§ Aim
Find the lines containing the word "script" and copy every one of them.

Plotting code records
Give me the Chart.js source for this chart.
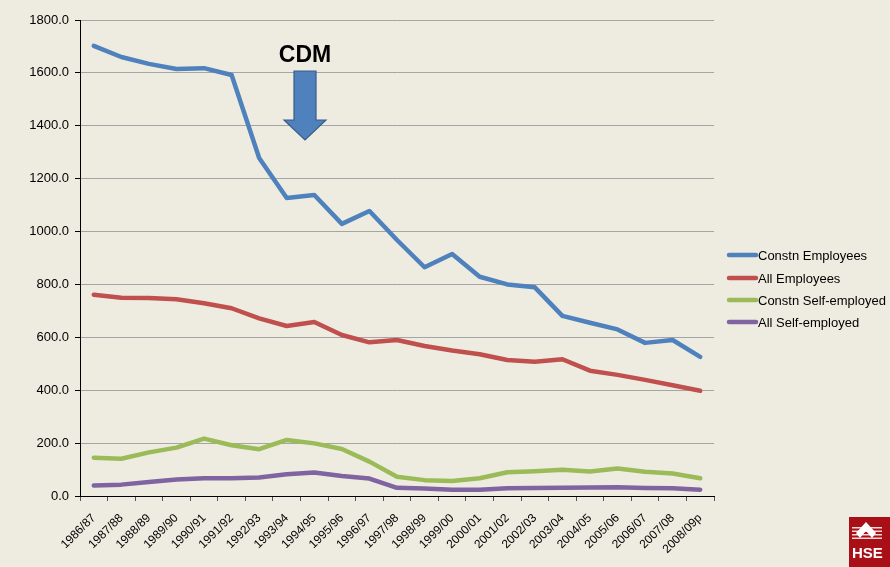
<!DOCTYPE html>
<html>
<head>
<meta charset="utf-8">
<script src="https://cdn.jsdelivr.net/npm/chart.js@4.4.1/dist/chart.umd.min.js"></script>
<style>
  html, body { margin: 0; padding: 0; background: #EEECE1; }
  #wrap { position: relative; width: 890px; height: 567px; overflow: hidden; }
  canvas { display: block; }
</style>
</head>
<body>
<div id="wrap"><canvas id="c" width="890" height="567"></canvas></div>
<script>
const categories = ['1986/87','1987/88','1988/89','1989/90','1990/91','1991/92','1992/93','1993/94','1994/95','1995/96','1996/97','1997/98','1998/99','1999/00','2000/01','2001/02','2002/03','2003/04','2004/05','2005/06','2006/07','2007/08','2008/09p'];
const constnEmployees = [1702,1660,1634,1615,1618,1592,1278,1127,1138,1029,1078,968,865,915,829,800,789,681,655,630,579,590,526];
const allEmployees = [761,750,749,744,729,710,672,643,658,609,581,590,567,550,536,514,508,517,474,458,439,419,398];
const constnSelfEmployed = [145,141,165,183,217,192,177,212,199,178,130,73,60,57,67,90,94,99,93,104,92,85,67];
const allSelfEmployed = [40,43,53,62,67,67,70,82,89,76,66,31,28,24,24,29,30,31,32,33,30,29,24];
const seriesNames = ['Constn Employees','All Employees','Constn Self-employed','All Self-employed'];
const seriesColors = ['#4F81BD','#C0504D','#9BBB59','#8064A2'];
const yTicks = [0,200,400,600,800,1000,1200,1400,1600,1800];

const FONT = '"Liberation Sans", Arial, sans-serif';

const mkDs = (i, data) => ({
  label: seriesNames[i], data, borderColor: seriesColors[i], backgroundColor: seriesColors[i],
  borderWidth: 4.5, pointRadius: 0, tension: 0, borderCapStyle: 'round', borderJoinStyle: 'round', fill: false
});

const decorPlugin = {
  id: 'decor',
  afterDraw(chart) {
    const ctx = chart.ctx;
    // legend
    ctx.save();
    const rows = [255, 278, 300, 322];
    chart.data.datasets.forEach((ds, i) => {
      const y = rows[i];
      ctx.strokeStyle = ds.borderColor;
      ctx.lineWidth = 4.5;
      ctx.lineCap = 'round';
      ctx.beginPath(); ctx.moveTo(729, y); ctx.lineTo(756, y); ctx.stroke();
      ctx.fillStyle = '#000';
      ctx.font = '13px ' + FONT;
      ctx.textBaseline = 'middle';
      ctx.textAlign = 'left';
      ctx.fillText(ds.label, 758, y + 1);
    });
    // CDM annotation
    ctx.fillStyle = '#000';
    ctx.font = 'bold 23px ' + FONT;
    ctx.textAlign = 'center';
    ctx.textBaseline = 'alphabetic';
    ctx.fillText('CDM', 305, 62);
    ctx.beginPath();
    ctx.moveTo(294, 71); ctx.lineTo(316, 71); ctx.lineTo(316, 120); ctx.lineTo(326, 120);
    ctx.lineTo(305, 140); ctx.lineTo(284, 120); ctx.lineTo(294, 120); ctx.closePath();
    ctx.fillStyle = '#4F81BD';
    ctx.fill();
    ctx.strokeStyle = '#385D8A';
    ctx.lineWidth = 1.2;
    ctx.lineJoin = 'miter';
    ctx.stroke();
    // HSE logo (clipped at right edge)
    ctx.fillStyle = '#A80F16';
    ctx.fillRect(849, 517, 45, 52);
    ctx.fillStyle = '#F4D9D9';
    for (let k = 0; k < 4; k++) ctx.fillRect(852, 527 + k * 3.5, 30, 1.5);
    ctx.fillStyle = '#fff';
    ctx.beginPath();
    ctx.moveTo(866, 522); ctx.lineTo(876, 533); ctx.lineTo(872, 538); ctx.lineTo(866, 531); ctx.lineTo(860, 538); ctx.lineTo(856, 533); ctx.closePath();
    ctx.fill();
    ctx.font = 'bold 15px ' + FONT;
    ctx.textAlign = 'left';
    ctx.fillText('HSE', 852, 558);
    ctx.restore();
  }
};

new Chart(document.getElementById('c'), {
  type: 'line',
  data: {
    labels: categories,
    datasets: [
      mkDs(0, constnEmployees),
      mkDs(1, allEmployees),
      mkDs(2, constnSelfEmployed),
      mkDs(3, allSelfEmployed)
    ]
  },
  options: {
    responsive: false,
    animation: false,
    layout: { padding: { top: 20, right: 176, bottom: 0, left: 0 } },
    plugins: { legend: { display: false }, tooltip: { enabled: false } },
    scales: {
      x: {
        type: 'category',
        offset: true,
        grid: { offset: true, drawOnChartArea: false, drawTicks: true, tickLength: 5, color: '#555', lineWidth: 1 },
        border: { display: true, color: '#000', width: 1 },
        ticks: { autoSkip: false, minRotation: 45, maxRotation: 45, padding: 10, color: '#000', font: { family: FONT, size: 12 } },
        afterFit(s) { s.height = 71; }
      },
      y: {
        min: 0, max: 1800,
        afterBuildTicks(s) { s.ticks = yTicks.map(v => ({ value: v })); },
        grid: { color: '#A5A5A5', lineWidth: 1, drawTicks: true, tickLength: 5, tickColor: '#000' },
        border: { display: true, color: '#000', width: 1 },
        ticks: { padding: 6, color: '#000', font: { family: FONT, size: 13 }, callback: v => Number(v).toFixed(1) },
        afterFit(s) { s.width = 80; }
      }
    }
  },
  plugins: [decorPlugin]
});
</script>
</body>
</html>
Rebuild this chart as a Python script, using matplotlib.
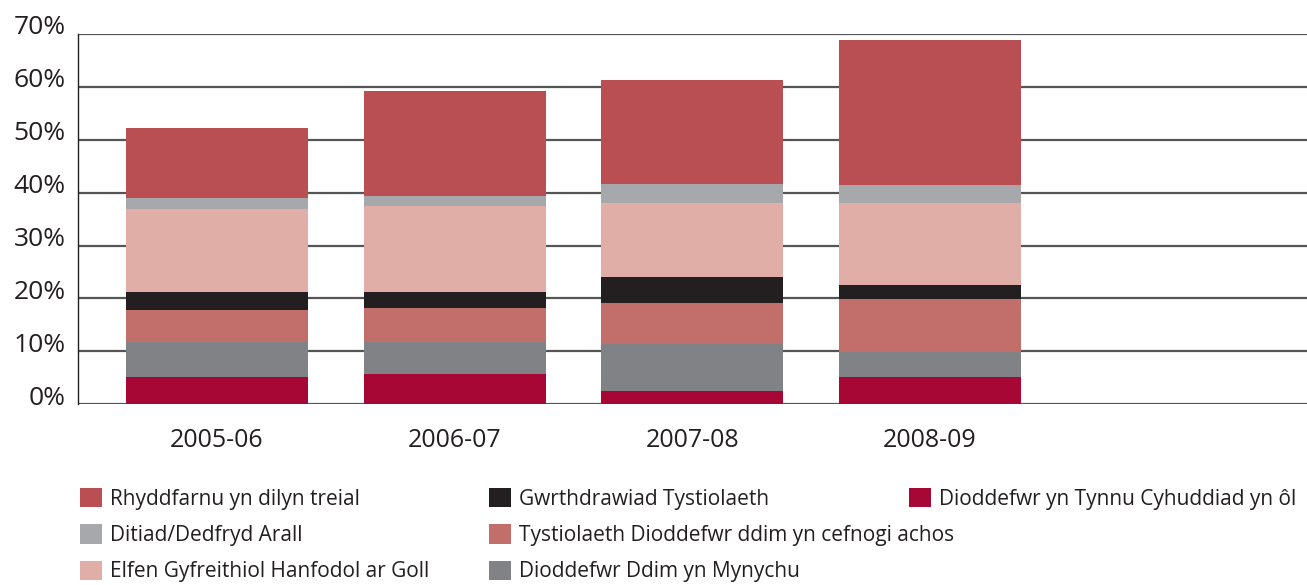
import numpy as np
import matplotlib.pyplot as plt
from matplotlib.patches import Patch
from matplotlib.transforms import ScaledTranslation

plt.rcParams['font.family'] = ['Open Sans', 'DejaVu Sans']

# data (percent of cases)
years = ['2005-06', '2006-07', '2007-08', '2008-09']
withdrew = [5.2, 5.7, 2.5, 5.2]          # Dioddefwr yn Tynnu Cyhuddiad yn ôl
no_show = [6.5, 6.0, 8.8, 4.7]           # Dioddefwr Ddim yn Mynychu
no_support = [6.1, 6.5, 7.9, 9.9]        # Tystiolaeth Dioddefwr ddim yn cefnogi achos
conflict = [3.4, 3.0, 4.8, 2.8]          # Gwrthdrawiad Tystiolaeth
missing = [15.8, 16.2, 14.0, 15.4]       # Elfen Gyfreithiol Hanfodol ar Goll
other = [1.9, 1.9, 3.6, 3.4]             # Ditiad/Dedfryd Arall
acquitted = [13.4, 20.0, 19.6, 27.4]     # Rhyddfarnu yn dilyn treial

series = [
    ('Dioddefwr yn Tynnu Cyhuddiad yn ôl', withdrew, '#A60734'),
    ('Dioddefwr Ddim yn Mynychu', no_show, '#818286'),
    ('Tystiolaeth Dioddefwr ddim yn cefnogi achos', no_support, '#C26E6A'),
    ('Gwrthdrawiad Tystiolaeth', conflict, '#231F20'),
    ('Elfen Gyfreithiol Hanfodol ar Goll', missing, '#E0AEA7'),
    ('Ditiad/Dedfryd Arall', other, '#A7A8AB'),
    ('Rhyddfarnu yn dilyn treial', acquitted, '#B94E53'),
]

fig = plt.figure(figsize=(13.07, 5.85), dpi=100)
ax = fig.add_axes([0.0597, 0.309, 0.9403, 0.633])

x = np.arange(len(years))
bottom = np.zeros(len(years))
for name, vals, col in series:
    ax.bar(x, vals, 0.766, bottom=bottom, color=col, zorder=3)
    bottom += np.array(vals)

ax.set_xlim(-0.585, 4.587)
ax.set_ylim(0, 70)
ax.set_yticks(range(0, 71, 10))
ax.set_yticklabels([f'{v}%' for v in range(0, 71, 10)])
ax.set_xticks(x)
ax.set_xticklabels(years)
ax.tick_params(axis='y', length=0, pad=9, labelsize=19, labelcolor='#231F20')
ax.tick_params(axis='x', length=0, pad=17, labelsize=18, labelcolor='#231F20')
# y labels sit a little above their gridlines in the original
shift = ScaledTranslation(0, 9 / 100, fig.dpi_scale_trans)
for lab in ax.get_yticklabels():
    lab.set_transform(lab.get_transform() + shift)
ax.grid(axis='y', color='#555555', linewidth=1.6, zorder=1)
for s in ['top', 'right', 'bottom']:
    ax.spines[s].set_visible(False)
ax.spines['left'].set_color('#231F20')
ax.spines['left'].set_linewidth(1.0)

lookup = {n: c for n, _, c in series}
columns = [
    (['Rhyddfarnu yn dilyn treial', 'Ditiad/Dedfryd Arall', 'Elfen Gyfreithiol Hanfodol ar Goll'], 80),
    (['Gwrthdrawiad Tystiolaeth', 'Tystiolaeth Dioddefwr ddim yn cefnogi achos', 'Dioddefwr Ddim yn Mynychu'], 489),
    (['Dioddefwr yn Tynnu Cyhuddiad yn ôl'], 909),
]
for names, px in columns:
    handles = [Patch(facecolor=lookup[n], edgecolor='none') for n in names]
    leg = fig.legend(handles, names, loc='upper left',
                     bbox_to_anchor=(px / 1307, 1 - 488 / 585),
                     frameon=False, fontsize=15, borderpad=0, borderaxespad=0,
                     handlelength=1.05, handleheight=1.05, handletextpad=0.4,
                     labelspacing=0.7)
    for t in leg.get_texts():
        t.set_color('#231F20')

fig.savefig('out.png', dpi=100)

§ Output of the task
<script src="https://cdn.jsdelivr.net/npm/chart.js@4.4.1/dist/chart.umd.min.js"></script>
<script>
</script>
Rebuild this chart as a Python script, using matplotlib.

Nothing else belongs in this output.